**REQUEST**
From the listing below, extract every line in which the word "matplotlib" appears.

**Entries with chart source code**
────

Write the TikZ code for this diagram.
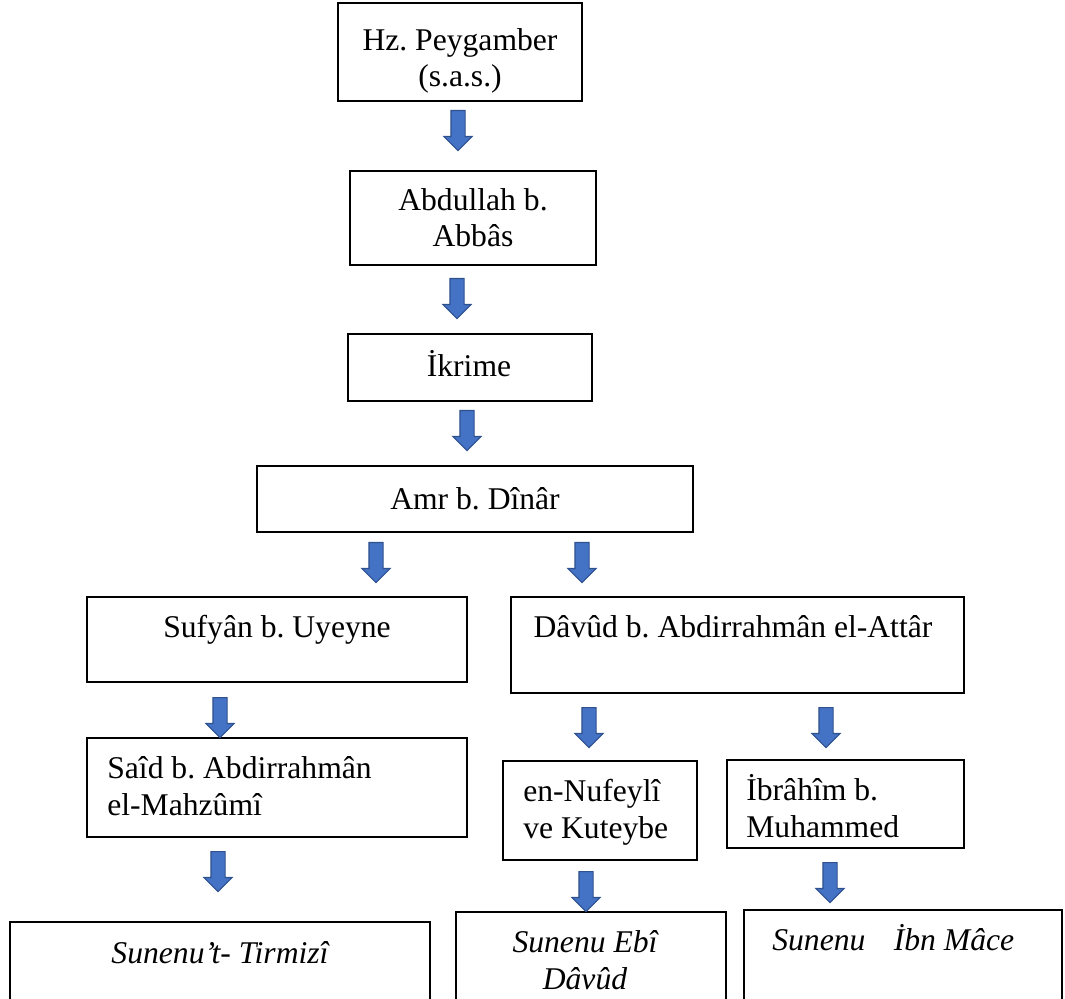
\documentclass[tikz,border=0pt]{standalone}
\usepackage{fontspec}
\setmainfont{Liberation Serif}
\usepackage{xcolor}
\definecolor{chainblue}{RGB}{68, 114, 196}
\definecolor{chainedge}{RGB}{47, 82, 143}
\usetikzlibrary{shapes.arrows, positioning}
\frenchspacing

\begin{document}
\begin{tikzpicture}[
        x=0.02cm, y=-0.02cm,
        font=\fontsize{18pt}{20.5pt}\selectfont,
        narrator/.style={
            rectangle,
            draw=black,
            line width=0.8pt,
            inner sep=0pt,
            align=center
        },
        caption/.style={inner sep=0pt, align=left},
        booktitle/.style={
            inner sep=0pt,
            align=center,
            font=\fontsize{18pt}{20.5pt}\selectfont\itshape
        },
        downarrow/.style={
            single arrow,
            draw=chainedge,
            fill=chainblue,
            line width=0.6pt,
            rotate=-90,
            inner xsep=0pt,
            inner ysep=0.13cm,
            minimum height=0.8cm,
            single arrow head extend=0.14cm
        }
    ]
    \useasboundingbox (0,0) rectangle (1065,998);
    \clip (0,0) rectangle (1065,998);

    % chain of narrators
    \node[narrator, minimum width=4.88cm, minimum height=1.96cm] (peygamber) at (460,52) {};
    \node[caption, align=center] (peygambername) at (460,61) {Hz. Peygamber\\(s.a.s.)};
    \node[narrator, minimum width=4.92cm, minimum height=1.88cm] (abbas) at (473,218) {Abdullah b.\\Abbâs};
    \node[narrator, minimum width=4.88cm, minimum height=1.34cm] (ikrime) at (470,367.5) {};
    \node[caption] (ikrimename) at (469,364) {İkrime};
    \node[narrator, minimum width=8.72cm, minimum height=1.32cm] (dinar) at (475,499) {Amr b. Dînâr};

    \node[narrator, minimum width=7.6cm, minimum height=1.7cm] (sufyan) at (277,639.5) {};
    \node[caption, anchor=base] (sufyanname) at (277,637) {Sufyân b. Uyeyne};
    \node[narrator, minimum width=9.06cm, minimum height=1.92cm] (attar) at (737.5,645) {};
    \node[caption, anchor=base] (attarname) at (733,637) {Dâvûd b. Abdirrahmân el-Attâr};

    \node[narrator, minimum width=7.6cm, minimum height=1.98cm] (mahzumi) at (277,787.5) {};
    \node[caption, anchor=base west] (mahzuminame) at (107,815) {Saîd b. Abdirrahmân\\el-Mahzûmî};
    \node[narrator, minimum width=3.88cm, minimum height=1.98cm] (nufeyli) at (600,810.5) {};
    \node[caption, anchor=base west] (nufeyliname) at (523,838) {en-Nufeylî\\ve Kuteybe};
    \node[narrator, minimum width=4.74cm, minimum height=1.76cm] (ibrahim) at (845.5,804) {};
    \node[caption, anchor=base west] (ibrahimname) at (746,837) {İbrâhîm b.\\Muhammed};

    % the sunen books (cut at the page edge)
    \node[narrator, minimum width=8.4cm, minimum height=2.36cm] (tirmizi) at (220,981) {};
    \node[booktitle, anchor=base] (tirmiziname) at (220,963) {Sunenu’t- Tirmizî};
    \node[narrator, minimum width=5.4cm, minimum height=2.56cm] (ebidavud) at (591,976) {};
    \node[booktitle, anchor=base] (ebidavudname) at (585,989) {Sunenu Ebî\\Dâvûd};
    \node[narrator, minimum width=6.36cm, minimum height=2.6cm, line width=1.1pt] (ibnmace) at (903,975) {};
    \node[booktitle, anchor=base west] (ibnmacename) at (772,950) {Sunenu\hspace{0.9em}İbn Mâce};

    % block arrows
    \node[downarrow] (arr1) at (458,127) {};
    \node[downarrow] (arr2) at (457,295) {};
    \node[downarrow] (arr3) at (467,427) {};
    \node[downarrow] (arr4) at (376,559) {};
    \node[downarrow] (arr5) at (582,559) {};
    \node[downarrow] (arr6) at (220,714) {};
    \node[downarrow] (arr7) at (589,724) {};
    \node[downarrow] (arr8) at (826,724) {};
    \node[downarrow] (arr9) at (218,868) {};
    \node[downarrow] (arr10) at (586,888) {};
    \node[downarrow] (arr11) at (830,879) {};

\end{tikzpicture}
\end{document}
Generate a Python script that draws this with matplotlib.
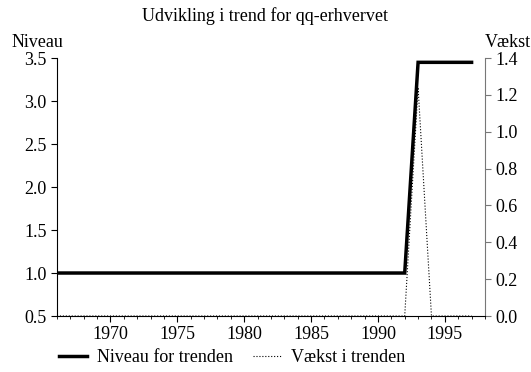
import matplotlib
matplotlib.use("Agg")
import matplotlib.pyplot as plt
from matplotlib.ticker import MultipleLocator

plt.rcParams['font.family'] = ['Liberation Serif', 'DejaVu Serif']

# trend level and its (log) growth per year
years = list(range(1966, 1998))
niveau = [1.0] * 27 + [3.45] * 5
vaekst = [0.0] * 27 + [1.24, 0.0, 0.0, 0.0, 0.0]

fig = plt.figure(figsize=(5.31, 3.72), dpi=100)
ax = fig.add_axes([0.1073, 0.1505, 0.806, 0.6935])
ax2 = ax.twinx()

l1, = ax.plot(years, niveau, color='black', lw=2.5, solid_joinstyle='miter', zorder=3)
l2, = ax2.plot(years, vaekst, color='black', lw=0.8, ls=':')
ax.set_zorder(ax2.get_zorder() + 1)
ax.patch.set_visible(False)

ax.set_xlim(1966, 1998)
ax.set_ylim(0.5, 3.5)
ax2.set_ylim(0.0, 1.4)
ax.xaxis.set_major_locator(MultipleLocator(5))
ax.xaxis.set_minor_locator(MultipleLocator(1))
ax.yaxis.set_major_locator(MultipleLocator(0.5))
ax2.yaxis.set_major_locator(MultipleLocator(0.2))
ax.yaxis.set_major_formatter(plt.FormatStrFormatter('%.1f'))
ax2.yaxis.set_major_formatter(plt.FormatStrFormatter('%.1f'))

for a in (ax, ax2):
    a.spines['top'].set_visible(False)
ax.spines['right'].set_visible(False)
ax2.spines['left'].set_visible(False)
ax2.spines['bottom'].set_visible(False)
ax2.spines['right'].set_color('#777777')

ax.tick_params(axis='both', which='major', labelsize=13, length=4, width=0.8, direction='out')
ax.tick_params(axis='x', which='minor', length=2, width=0.6)
ax2.tick_params(axis='y', labelsize=13, length=4, width=0.8, color='#777777')

fig.text(0.5, 0.958, 'Udvikling i trend for qq-erhvervet', ha='center', va='center', fontsize=13)
fig.text(0.022, 0.885, 'Niveau', ha='left', va='center', fontsize=13)
fig.text(1.0, 0.885, 'Vækst', ha='right', va='center', fontsize=13)

fig.legend([l1, l2], ['Niveau for trenden', 'Vækst i trenden'], loc='center left',
           bbox_to_anchor=(0.080, 0.038), ncol=2, frameon=False, fontsize=13,
           handlelength=1.55, columnspacing=1.15, handletextpad=0.55)

fig.savefig('out.png', dpi=100)
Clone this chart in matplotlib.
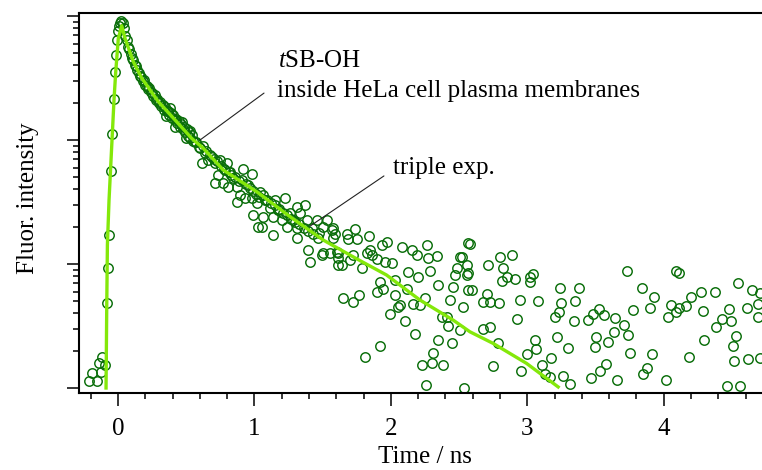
import matplotlib
matplotlib.use('Agg')
from matplotlib import pyplot as plt
from matplotlib.ticker import MultipleLocator, LogLocator, NullFormatter, FixedLocator

plt.rcParams['font.family'] = ['Liberation Serif', 'DejaVu Serif']
plt.rcParams['mathtext.fontset'] = 'custom'
plt.rcParams['mathtext.rm'] = 'Liberation Serif'
plt.rcParams['mathtext.it'] = 'Liberation Serif:italic'

# measured decay (time in ns, intensity in counts)
t_data = [
    -0.212, -0.188, -0.152, -0.139, -0.127, -0.120, -0.095,
    -0.082, -0.076, -0.064, -0.054, -0.044, -0.032, -0.024, -0.017, -0.010, -0.003,
    0.005, 0.015, 0.024, 0.034, 0.044, 0.053, 0.063, 0.073, 0.083, 0.092,
    0.102, 0.112, 0.122, 0.132, 0.141, 0.151, 0.161, 0.171, 0.180, 0.190,
    0.200, 0.210, 0.219, 0.229, 0.239, 0.249, 0.258, 0.268, 0.278, 0.288,
    0.297, 0.307, 0.317, 0.327, 0.336, 0.346, 0.356, 0.366, 0.375, 0.385,
    0.395, 0.405, 0.414, 0.424, 0.434, 0.444, 0.453, 0.463, 0.473, 0.483,
    0.492, 0.502, 0.512, 0.522, 0.531, 0.541, 0.551,
    0.350, 0.420, 0.470, 0.380, 0.500, 0.530,
    0.575, 0.590, 0.620, 0.645, 0.675, 0.700, 0.725, 0.755, 0.780, 0.810,
    0.830, 0.860, 0.885, 0.910, 0.940, 0.965, 0.990, 1.010, 1.035, 1.060,
    1.090, 1.120, 1.150, 1.180, 1.210, 1.240, 1.270, 1.300, 1.330, 1.360,
    1.390, 1.430, 1.470,
    0.564, 0.601, 0.637, 0.662, 0.686, 0.711, 0.613, 0.747, 0.796, 0.784,
    0.821, 0.735, 0.711, 0.771, 0.845, 0.808, 0.870, 0.918, 0.979, 0.955,
    0.894, 0.930, 0.870, 0.979, 1.040, 1.016, 1.077, 1.150, 1.114, 1.223,
    1.174, 1.138, 1.064, 0.991, 1.199, 1.028, 1.053, 1.138, 1.260, 1.309,
    1.370, 1.333, 1.284, 1.236, 1.309, 1.382, 1.419, 1.456, 1.504, 1.566,
    1.577, 1.467, 1.309, 1.394, 1.407, 1.492, 1.602, 1.614, 1.614,
    1.529, 1.577, 1.590, 1.675, 1.736, 1.749, 1.687, 1.841, 1.504, 1.553,
    1.614, 1.639, 1.700, 1.724, 1.785, 1.822, 1.846, 1.859, 1.895, 1.932,
    1.968, 1.956, 2.005, 2.078, 2.152, 2.188, 2.262, 2.273, 2.335, 2.286,
    2.127, 2.200, 2.029, 1.919, 1.944, 1.895, 2.115, 2.029, 2.066, 2.054,
    2.164, 2.249, 2.212, 1.993, 2.103, 2.176, 2.347, 2.347, 2.445, 2.505,
    2.566, 2.481, 2.469, 2.555, 2.457, 2.432, 2.530, 2.371, 2.408, 2.420,
    2.505, 2.566, 1.646, 1.724, 1.768, 1.919, 1.810, 2.310, 2.298, 2.225,
    2.383, 2.256, 2.535,
    2.579, 2.518, 2.555, 2.566, 2.713, 2.799, 2.891, 2.823, 2.848, 2.811,
    2.908, 3.018, 3.043, 3.023, 2.598, 2.701, 2.676, 2.725, 2.793, 2.945,
    3.079, 3.238, 3.380, 3.250, 3.348, 3.233, 3.201, 3.341, 3.446, 3.482,
    3.526, 3.560, 2.925, 2.672, 2.730, 2.786, 3.055, 3.067, 3.218, 3.299,
    3.502, 3.495, 3.592, 2.994, 3.177, 3.104, 3.128, 3.165, 2.957, 2.745,
    3.258, 3.311, 3.470, 3.531, 3.580,
    3.727, 3.837, 3.927, 3.775, 3.897, 3.641, 3.707, 3.634, 3.739, 3.756,
    3.917, 3.878, 3.848, 3.658, 4.020, 4.088, 4.112, 4.056, 4.032, 4.088,
    4.112, 4.166, 4.203, 4.276, 4.374, 4.288, 4.386, 4.430, 4.496, 4.478,
    4.295, 4.527, 4.508, 4.515, 4.183, 4.618, 4.610, 4.544, 4.650, 4.708,
    4.691, 4.691, 4.467, 4.557, 4.708,
]
y_data = [
    1.14, 1.33, 1.14, 1.59, 1.35, 1.79, 1.53,
    4.87, 9.3, 17, 56.5, 111, 216, 355, 481, 640, 760,
    830, 880, 905, 870, 800, 690, 640, 560, 540, 490,
    455, 440, 400, 395, 365, 350, 330, 322, 300, 305,
    280, 275, 258, 262, 244, 238, 226, 232, 210, 214,
    198, 202, 188, 192, 176, 184, 170, 172, 160, 166,
    150, 158, 145, 148, 136, 142, 128, 134, 122, 128,
    115, 122, 108, 116, 104, 110, 98,
    155, 128, 140, 182, 104, 118,
    96, 88, 90, 82, 75, 70, 68, 62, 58, 55,
    52, 50, 47, 48, 44, 41, 39, 37, 35, 36,
    33, 31, 30, 28, 26, 25, 23, 22, 21, 19.5,
    18.5, 17.5, 17.8,
    97, 86, 78.1, 69, 73.4, 64.9, 64.9, 69, 64.9, 57,
    55.4, 52.3, 44.7, 44.7, 49.1, 42, 42, 58.3, 53.3, 43.2,
    36, 33.8, 31.7, 33.8, 38.2, 30.8, 32.8, 32.8, 28.1, 33.8,
    27.3, 24, 24, 24.8, 22.6, 19.8, 19.8, 17.1, 25.6, 28.9,
    29.9, 25.6, 22.6, 20, 19.4, 22.6, 19.4, 22.6, 20, 18.8,
    16.1, 16.1, 16.1, 13, 10.4, 11.8, 12.6, 9.8, 11.1,
    22.6, 19.4, 17.6, 17.6, 19.1, 15.8, 15.8, 16.8, 12.2, 12.2,
    12.2, 9.8, 10.8, 11.8, 9.2, 12.2, 13.0, 11.8, 10.9, 14.2,
    15.1, 10.4, 10.1, 13.8, 13.0, 11.8, 14.2, 11.1, 11.6, 8.8,
    8.6, 7.9, 7.43, 7.2, 6.3, 6.0, 6.3, 5.6, 4.67, 4.5,
    4.8, 5.3, 4.67, 3.95, 3.49, 2.72, 6.77, 2.44, 2.32, 11.4,
    14.7, 9.2, 8.15, 8.15, 6.55, 5.13, 4.5, 3.76, 3.76, 3.16,
    2.94, 6.17, 5.3, 4.98, 5.6, 2.18, 1.79, 1.93, 1.58, 1.53,
    1.53, 1.06, 1.0,
    14.4, 11.4, 9.8, 8.4, 9.8, 11.4, 11.8, 9.2, 7.9, 7.3,
    7.5, 7.8, 8.3, 7.1, 6.17, 5.7, 4.98, 4.98, 4.87, 5.13,
    5.0, 6.45, 6.45, 4.87, 5.0, 4.12, 3.72, 3.49, 3.53, 3.95,
    4.31, 3.88, 3.57, 2.97, 3.12, 2.29, 2.44, 2.06, 2.56, 2.09,
    2.56, 2.13, 2.36, 1.87, 1.73, 1.53, 1.30, 1.23, 1.37, 1.50,
    1.25, 1.07, 1.21, 1.36, 1.56,
    8.8, 6.4, 5.4, 4.26, 4.39, 3.64, 3.22, 2.84, 2.68, 1.93,
    1.87, 1.46, 1.30, 1.17, 1.17, 8.8, 8.4, 4.67, 3.76, 4.12,
    4.43, 4.58, 5.4, 6.0, 5.9, 4.17, 3.08, 3.57, 3.49, 4.34,
    2.44, 2.62, 2.18, 1.65, 1.79, 1.70, 4.39, 6.97, 6.17, 5.8,
    4.75, 3.76, 1.04, 1.04, 1.73,
]

# triple exponential fit
t_fit = [-0.088, -0.083, -0.078, -0.066, -0.046, -0.029, -0.017, 0.002, 0.027,
         0.051, 0.112, 0.174, 0.295, 0.418, 0.540, 0.625, 0.771, 1.016, 1.260,
         1.504, 1.750, 1.968, 2.212, 2.456, 2.579, 2.749, 2.994, 3.226]
y_fit = [1.0, 4.3, 14.2, 32.8, 91, 216, 354, 660, 835,
         661, 428, 315, 204, 145, 103, 85.7, 57.3, 38.3, 24.1,
         15.6, 11.0, 8.15, 5.13, 3.53, 2.84, 2.29, 1.58, 1.02]

x_ticks = [0, 1, 2, 3, 4]

fig = plt.figure(figsize=(7.62, 4.70), dpi=100)
ax = fig.add_axes([0.1037, 0.1638, 0.8963, 0.8096])

ax.plot(t_data, y_data, 'o', ms=6.8, mfc='none', mec='#0a6e0a', mew=1.05, zorder=2)
ax.plot(t_fit, y_fit, '-', color='#84e80a', lw=2.4, zorder=3)

ax.set_yscale('log')
ax.set_xlim(-0.286, 4.72)
ax.set_ylim(0.911, 1067)

ax.xaxis.set_major_locator(FixedLocator(x_ticks))
ax.xaxis.set_minor_locator(MultipleLocator(0.2))
ax.yaxis.set_major_locator(LogLocator(base=10))
ax.yaxis.set_minor_locator(LogLocator(base=10, subs=range(2, 10)))
ax.yaxis.set_major_formatter(NullFormatter())
ax.yaxis.set_minor_formatter(NullFormatter())

ax.tick_params(which='both', direction='out', width=1.1, colors='black',
               top=False, right=False)
ax.tick_params(which='major', length=9)
ax.tick_params(which='minor', length=4.5)
ax.tick_params(axis='x', labelsize=18, pad=9)

for side in ['left', 'bottom', 'top']:
    ax.spines[side].set_linewidth(1.5)
ax.spines['right'].set_visible(False)

ax.set_xlabel('Time / ns', fontsize=18)
ax.xaxis.set_label_coords(0.5066, -0.168)
ax.xaxis.label.set_va('center')
ax.set_ylabel('Fluor. intensity', fontsize=18)
ax.yaxis.set_label_coords(-0.0747, 0.512)
ax.yaxis.label.set_va('center')

ax.annotate('', xy=(0.601, 100), xytext=(1.07, 239),
            arrowprops=dict(arrowstyle='-', lw=0.8, color='#222222', shrinkA=0, shrinkB=0))
ax.annotate('', xy=(1.407, 20.2), xytext=(1.949, 51.3),
            arrowprops=dict(arrowstyle='-', lw=0.8, color='#222222', shrinkA=0, shrinkB=0))
ax.text(1.172, 388, r'$\mathit{t}$SB-OH', fontsize=18, va='baseline')
ax.text(1.165, 224, 'inside HeLa cell plasma membranes', fontsize=18, va='baseline')
ax.text(2.015, 53.2, 'triple exp.', fontsize=18, va='baseline')

fig.savefig('out.png', dpi=100)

────

**OUTPUT OF THE EXERCISE**
Generate a Python script that draws this with matplotlib.
import matplotlib
matplotlib.use("Agg")
import matplotlib.pyplot as plt
from matplotlib.ticker import MultipleLocator
Clone this chart in matplotlib.
import matplotlib
matplotlib.use('Agg')
from matplotlib import pyplot as plt
from matplotlib.ticker import MultipleLocator, LogLocator, NullFormatter, FixedLocator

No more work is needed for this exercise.